| Exercise prompt |
What lines of the data hold the string "code"? Pull each one out.

[START]

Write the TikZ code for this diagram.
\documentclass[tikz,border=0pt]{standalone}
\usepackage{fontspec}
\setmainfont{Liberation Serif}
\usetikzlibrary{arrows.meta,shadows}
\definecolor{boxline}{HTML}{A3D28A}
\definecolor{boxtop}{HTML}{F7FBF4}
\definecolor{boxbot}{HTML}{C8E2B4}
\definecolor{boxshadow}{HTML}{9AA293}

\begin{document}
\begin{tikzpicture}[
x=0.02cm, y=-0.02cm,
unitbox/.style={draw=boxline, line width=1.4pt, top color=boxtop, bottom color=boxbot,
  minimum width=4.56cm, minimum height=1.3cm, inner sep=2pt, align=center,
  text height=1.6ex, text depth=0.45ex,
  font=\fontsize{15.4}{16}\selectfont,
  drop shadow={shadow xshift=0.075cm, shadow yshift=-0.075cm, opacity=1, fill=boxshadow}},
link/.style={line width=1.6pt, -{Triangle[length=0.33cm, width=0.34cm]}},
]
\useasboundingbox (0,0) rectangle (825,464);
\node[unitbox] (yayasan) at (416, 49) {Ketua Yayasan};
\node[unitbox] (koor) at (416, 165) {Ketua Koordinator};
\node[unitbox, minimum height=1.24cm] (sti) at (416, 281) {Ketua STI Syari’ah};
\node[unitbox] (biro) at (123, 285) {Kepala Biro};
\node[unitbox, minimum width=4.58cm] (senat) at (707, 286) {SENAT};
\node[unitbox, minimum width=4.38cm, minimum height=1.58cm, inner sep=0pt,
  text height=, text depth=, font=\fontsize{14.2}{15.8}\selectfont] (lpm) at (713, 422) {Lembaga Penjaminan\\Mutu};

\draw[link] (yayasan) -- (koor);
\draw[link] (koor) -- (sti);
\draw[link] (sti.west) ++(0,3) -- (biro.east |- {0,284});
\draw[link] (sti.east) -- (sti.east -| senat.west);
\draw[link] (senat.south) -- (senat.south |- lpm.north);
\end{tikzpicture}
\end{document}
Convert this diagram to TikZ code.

[END]

| Response to the exercise |
Write the TikZ code for this diagram.
Convert this diagram to TikZ code.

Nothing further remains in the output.